Anatoli Lunacharski jugó un papel decisivo en la historia del comunismo. Filósofo de formación, recibió de manos de Lenin la encomienda de encabezar uno de los proyectos educativos más ambiciosos del siglo XX, el de la Rusia revolucionaria.

Lunacharski no era un comunista ortodoxo, ponderaba la amistad de los artistas por encima de la de los políticos, desconfiaba del materialismo cientificista y consideraba que para capturar la imaginación del pueblo era necesario “propagar el marxismo como una religión antropocéntrica cuyo dios era el hombre, elevado a la cumbre de sus capacidades, y cuya celebración era la revolución”, que constituía “el mayor y más decisivo acto en el proceso de la construcción de dios”. Con ese ánimo iconoclasta impulsó, el 16 de enero de 1918, un juicio contra el dios cristiano acusándolo de haber cometido crímenes de lesa humanidad; después de varias horas de deliberación, la deidad fue condenada a muerte y, en un acto de teatralidad delirante, un grupo de soldados disparó al cielo moscovita.

Inició su labor como comisario de instrucción a finales de 1917 con la certeza de que la difusión de la cultura proletaria era un medio para arraigar y elevar la conciencia de clase, al tiempo que también podía fungir como instrumento para incentivar el entusiasmo militante. Cuando inició sus funciones, se allegó de un grupo de colaboradores entre quienes se contaron Nadezhda Krúpskaia —esposa de Lenin—, Mijaíl N. Pokrovski y Pavel Lébedev-Polianski.

En una de sus primeras comparecencias proclamó su deseo de iniciar un proceso de socialización de la enseñanza: “El propio pueblo (…) debe desarrollar su propia cultura. La Comisión de Educación del Estado no es, por supuesto, un poder central que dirige las instituciones educativas. (…) La acción independiente de las organizaciones culturales y educativas de los obreros, los soldados y los campesinos deben conseguir total autonomía”.

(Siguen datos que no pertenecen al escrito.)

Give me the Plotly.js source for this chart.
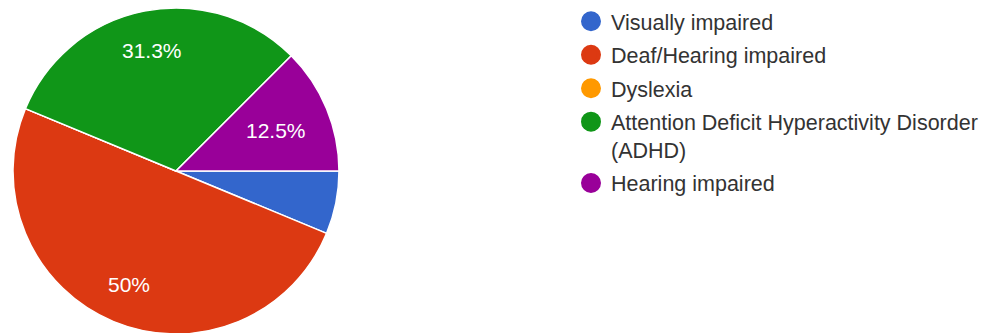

Debido a las condiciones políticas y económicas en que Rusia se encontraba luego de la transición a un gobierno bolchevique, Lunacharski tuvo dificultades para allegarse de personal calificado en los distintos niveles de su ministerio, por lo que decidió abrir las puertas del mismo a intelectuales y artistas que se encontraran sin trabajo, lo que provocó la proliferación de departamentos de arte.

Como organismo gubernamental, el Comisariado de Educación gestionaba los puntos de contacto con otras instituciones en lo relativo a finanzas y medios de trabajo, sin embargo, se asumía descentralizado y propugnaba porque cada región del país, por pequeña que fuera, nombrara a sus propios encargados de dirigir la enseñanza.

La perspectiva pedagógica de Lunacharski era antiautoritaria, no escolástica, promotora del marxismo y de vertiente politécnica. Él mismo insistía en que, sin importar la pertenencia de clase, todos los niños debían ingresar a un tipo de instituto que les proporcionaría la misma formación y las mismas oportunidades. De hecho, en los planes propuestos luego del triunfo de la Revolución de Octubre, no existía oposición explícita a la existencia de escuelas privadas.

El cambio en los programas educativos fue radical en la medida en que se suprimió mucha de la historia del zarismo y se ponderó la idea de una dictadura del proletariado capaz de modificar el curso de la historia. El panorama parecía alentador y Lunacharski se mantuvo en su puesto por más de una década, siendo su logro más tangible el estímulo que dio a las artes. Sus planteamientos acerca de la instrucción pública hicieron eco internacional y arraigaron en el ideario de José Vasconcelos, siendo de vital importancia para su proyecto magisterial entre 1920 y 1924.

Orgullosos, los bolcheviques procuraron, por medio de la educación y el arraigo ideológico, dar forma a un hombre nuevo. La condición humana, sin embargo, no se doblegó al embate del martillo y la hoz, y dejó constancia de su misteriosa e indeclinable heterogeneidad.